Abstract

On October 6, 1979, the low-altitude polar-orbiting satellites DMSP-F2 and-F4 crossed the auroral electron precipitation region in the opposite hemispheres at nearly the same universal time (UT) and in the same magnetic local-time (MLT) sector near midnight. Three pairs of such nearly simultaneous conjugate crossings took place during a period of enhanced magnetic activity and strongly turning northward or southward of the interplanetary magnetic field (IMF). These conjugate observations allowed the study, with time resolution better than six minutes, of the variation, in response to directional changes of the interplanetary magnetic field, of the latitudinal position and width of the auroral regions; these are believed to map the central plasma sheet (CPS) and boundary plasma sheet (BPS).
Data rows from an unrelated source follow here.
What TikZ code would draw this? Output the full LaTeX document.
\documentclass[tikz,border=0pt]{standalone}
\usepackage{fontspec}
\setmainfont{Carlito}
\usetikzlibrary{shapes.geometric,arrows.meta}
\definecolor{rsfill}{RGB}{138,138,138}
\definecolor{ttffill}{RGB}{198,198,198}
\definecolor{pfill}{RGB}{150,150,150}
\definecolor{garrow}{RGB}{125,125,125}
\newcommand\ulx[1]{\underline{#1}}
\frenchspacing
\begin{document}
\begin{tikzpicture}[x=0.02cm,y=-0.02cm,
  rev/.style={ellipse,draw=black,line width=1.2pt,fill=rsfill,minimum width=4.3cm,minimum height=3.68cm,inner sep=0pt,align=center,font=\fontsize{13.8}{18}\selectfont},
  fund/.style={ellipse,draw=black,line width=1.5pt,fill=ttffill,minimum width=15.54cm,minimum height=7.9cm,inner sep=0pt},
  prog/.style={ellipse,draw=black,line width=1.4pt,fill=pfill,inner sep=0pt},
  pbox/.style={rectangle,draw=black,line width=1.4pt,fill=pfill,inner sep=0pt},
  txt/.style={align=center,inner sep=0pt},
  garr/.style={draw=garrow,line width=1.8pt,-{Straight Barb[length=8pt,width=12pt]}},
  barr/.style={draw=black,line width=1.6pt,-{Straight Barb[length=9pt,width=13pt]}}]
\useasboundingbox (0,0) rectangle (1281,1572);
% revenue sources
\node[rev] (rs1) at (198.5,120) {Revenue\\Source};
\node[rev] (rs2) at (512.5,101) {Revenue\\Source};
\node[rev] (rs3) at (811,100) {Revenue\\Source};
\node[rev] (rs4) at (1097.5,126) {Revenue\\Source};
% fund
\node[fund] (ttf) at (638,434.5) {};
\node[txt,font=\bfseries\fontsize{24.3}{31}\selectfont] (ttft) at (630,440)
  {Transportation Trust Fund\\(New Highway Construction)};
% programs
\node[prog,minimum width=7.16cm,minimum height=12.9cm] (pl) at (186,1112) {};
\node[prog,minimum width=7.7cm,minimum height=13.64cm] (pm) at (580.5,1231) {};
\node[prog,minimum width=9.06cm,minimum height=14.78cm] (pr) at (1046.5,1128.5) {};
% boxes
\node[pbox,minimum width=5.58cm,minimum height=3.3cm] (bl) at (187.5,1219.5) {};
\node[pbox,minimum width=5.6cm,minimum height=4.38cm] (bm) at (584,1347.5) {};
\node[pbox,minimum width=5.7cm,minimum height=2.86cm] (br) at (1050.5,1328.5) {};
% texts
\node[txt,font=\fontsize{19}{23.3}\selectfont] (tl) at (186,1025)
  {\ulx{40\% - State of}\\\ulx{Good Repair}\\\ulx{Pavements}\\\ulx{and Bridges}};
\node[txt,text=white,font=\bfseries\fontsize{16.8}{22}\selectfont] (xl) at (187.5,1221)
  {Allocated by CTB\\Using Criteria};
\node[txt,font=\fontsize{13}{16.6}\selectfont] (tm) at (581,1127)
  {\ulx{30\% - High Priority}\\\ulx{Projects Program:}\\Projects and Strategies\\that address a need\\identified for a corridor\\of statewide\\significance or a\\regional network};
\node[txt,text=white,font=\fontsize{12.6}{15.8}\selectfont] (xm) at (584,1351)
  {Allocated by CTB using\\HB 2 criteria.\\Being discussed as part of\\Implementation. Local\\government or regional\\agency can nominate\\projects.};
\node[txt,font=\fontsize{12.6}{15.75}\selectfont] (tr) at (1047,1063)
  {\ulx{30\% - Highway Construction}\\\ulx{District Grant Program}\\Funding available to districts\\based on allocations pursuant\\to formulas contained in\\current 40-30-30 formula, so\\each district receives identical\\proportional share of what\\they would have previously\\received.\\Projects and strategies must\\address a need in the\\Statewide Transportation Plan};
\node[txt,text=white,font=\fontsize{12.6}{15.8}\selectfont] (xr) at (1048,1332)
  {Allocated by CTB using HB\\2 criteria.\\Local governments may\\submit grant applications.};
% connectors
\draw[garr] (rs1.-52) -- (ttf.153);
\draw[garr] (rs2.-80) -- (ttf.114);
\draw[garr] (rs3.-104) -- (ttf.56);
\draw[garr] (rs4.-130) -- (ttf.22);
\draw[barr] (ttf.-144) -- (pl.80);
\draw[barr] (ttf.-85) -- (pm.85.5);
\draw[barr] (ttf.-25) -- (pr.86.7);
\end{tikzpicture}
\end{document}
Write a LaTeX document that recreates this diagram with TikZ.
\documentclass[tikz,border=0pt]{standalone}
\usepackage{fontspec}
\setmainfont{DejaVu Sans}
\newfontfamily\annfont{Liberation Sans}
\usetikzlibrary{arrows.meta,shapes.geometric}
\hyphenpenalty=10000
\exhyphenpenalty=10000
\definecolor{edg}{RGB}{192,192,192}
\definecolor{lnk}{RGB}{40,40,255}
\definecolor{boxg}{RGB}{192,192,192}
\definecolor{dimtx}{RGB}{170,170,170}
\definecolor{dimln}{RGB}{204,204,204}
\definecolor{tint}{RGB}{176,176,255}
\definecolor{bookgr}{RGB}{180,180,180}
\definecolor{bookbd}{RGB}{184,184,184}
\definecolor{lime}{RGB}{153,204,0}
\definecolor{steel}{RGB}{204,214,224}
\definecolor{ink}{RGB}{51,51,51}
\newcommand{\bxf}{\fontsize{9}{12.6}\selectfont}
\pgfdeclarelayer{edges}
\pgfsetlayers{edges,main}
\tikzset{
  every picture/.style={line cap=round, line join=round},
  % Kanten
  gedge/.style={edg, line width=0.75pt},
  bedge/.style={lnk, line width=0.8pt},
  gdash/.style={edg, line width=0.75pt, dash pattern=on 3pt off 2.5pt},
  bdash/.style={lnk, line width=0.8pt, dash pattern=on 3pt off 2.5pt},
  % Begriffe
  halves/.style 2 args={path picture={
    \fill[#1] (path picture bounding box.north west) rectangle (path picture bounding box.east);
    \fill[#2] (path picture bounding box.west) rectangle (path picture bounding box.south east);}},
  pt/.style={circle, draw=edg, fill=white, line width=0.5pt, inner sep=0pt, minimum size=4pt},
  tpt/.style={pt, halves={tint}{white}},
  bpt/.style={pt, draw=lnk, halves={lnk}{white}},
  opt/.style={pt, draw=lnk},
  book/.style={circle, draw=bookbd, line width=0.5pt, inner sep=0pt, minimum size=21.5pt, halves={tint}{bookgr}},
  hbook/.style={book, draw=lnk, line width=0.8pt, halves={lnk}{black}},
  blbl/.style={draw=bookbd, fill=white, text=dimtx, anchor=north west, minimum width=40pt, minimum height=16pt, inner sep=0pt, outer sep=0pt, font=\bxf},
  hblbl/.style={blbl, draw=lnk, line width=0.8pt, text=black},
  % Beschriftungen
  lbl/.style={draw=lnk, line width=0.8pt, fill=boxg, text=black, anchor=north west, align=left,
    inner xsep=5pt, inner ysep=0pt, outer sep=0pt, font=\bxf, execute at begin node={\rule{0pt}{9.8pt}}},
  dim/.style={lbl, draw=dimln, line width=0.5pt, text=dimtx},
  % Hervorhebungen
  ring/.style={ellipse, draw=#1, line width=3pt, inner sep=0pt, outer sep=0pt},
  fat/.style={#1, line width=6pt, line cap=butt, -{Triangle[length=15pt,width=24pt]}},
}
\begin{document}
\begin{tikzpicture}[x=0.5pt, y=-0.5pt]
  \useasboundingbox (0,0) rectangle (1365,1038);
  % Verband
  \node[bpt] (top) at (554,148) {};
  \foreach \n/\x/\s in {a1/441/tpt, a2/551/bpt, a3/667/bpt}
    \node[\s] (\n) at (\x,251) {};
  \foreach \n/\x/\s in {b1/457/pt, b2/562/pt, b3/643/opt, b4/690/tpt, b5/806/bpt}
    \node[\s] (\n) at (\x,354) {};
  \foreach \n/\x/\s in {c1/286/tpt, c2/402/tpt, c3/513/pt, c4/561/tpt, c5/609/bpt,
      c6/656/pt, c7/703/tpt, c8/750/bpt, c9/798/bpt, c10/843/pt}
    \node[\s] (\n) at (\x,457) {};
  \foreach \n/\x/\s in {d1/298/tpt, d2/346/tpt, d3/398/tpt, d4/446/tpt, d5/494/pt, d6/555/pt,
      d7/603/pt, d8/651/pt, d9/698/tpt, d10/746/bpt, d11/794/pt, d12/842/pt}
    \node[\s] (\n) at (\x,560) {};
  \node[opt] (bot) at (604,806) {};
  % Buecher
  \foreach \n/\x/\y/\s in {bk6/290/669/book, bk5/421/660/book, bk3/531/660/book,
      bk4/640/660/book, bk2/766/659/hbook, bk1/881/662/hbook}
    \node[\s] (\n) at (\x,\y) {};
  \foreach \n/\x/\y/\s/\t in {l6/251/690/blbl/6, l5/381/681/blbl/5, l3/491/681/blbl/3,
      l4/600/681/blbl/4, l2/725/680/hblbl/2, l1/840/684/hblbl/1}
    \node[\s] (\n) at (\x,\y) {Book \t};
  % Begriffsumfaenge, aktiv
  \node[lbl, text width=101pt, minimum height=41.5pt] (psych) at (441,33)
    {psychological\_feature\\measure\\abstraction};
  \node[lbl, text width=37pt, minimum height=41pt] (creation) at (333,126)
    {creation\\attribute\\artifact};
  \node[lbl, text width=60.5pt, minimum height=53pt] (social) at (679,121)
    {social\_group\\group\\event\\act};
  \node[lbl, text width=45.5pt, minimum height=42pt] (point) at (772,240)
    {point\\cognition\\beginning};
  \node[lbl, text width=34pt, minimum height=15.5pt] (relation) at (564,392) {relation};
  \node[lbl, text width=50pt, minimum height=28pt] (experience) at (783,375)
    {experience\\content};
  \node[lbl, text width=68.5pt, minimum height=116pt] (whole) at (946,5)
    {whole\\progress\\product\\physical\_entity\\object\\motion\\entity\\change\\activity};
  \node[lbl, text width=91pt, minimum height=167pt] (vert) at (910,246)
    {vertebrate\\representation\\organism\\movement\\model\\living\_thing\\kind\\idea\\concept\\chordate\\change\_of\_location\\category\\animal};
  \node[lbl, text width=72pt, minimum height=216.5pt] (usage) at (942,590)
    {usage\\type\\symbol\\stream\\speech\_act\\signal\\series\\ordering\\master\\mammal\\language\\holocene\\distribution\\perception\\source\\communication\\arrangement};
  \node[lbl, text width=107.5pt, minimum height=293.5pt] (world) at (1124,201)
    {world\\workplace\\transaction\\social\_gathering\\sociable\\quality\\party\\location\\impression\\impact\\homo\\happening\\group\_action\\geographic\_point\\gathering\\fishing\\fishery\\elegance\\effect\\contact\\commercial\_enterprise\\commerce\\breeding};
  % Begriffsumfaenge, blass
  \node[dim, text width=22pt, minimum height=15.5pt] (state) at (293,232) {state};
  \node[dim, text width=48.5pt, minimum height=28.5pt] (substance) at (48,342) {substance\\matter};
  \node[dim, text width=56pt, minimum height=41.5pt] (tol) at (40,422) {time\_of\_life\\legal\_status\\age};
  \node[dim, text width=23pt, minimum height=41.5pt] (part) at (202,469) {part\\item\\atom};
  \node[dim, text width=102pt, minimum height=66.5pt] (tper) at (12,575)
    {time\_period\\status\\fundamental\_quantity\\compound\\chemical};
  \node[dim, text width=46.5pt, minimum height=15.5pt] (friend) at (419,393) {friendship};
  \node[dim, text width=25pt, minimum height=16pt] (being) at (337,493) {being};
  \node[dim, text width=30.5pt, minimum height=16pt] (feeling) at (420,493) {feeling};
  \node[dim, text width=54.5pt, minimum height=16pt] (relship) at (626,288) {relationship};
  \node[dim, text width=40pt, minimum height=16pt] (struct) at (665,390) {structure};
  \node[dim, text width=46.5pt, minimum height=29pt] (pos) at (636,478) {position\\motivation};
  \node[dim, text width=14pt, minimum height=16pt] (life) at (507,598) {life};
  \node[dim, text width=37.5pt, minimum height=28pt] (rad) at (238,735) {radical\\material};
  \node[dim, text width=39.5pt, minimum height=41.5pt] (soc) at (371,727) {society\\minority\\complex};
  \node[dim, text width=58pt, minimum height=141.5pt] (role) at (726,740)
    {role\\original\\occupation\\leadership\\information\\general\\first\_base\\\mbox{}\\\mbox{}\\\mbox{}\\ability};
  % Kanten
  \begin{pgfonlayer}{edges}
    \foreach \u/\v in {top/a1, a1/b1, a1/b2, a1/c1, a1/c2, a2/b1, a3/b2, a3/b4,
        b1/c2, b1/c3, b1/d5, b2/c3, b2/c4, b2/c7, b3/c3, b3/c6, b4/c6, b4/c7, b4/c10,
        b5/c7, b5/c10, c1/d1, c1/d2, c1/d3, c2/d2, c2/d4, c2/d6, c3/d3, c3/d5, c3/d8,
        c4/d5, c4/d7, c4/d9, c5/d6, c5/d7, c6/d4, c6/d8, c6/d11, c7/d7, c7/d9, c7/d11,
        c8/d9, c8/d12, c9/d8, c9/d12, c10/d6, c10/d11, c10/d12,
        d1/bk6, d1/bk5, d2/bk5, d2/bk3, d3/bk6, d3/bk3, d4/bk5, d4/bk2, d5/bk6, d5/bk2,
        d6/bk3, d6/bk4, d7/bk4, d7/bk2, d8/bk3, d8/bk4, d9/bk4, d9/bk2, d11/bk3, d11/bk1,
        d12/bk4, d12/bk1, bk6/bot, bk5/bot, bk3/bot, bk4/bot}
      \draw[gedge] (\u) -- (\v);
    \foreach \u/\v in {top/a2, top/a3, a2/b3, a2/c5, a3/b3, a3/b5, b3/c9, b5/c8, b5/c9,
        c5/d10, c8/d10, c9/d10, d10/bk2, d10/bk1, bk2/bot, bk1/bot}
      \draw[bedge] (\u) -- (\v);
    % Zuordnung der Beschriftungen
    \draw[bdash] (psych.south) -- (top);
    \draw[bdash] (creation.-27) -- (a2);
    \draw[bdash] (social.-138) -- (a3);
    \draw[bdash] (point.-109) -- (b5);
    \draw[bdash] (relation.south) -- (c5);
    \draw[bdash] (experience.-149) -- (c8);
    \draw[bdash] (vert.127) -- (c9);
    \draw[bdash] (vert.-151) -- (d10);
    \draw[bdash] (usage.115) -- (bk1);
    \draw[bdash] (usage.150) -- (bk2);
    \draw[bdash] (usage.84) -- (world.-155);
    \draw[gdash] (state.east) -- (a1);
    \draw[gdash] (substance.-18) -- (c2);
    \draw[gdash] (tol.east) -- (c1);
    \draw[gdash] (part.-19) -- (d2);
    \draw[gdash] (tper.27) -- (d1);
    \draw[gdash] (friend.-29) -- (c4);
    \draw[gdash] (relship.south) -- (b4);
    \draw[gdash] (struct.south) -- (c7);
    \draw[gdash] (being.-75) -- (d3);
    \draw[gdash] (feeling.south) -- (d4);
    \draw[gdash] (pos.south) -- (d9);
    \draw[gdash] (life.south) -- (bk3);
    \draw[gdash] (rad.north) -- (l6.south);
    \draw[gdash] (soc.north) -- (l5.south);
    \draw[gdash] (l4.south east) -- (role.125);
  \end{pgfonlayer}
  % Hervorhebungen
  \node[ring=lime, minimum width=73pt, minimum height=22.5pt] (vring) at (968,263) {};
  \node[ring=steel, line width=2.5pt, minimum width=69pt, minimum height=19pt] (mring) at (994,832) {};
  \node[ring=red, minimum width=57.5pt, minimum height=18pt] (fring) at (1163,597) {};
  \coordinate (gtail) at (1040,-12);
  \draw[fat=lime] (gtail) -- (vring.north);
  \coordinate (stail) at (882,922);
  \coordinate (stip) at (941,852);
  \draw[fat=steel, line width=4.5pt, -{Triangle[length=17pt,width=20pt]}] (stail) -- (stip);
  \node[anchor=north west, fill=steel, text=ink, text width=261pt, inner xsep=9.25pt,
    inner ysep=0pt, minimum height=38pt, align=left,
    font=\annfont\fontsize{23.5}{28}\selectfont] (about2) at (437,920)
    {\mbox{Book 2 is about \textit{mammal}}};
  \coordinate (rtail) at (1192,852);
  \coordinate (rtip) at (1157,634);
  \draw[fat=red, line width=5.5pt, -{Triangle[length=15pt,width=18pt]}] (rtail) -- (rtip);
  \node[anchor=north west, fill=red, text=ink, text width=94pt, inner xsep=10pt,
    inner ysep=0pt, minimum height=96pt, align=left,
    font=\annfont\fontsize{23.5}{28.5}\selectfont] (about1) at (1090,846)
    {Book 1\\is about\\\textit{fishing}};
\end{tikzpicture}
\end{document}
During the equatorward expansion of the whole auroral electron precipitation region, its latitudinal width is observed to decrease markedly when the IMF turns from a northern to a southern direction. In particular, a different response of the equatorward boundary of the auroral oval with respect to the poleward boundary results from the observations, showing that the speed of the equatorward expansion of the equatorward boundary, measured at a temporal resolution of less than 6 minutes, is lower than the speed of the poleward boundary. The BPS/CPS boundary moves coherently with the southward turning of the IMF, with intermediate speed. It follows that the latitudinal width of the poleward part of the auroral region, assumed to map the boundary plasma sheet, decreases more dramatically than the width of the equatorward part of the region mapping the central plasma sheet. These findings could be explained in terms of changes of the total open magnetic flux. Actually, the equatorward shift of the poleward boundary of the auroral oval and the subsequent dramatic thining of the BPS region seem to be the consequence of a larger number of geomagnetic flux line interconnected with the IMF during a southward IMF condition.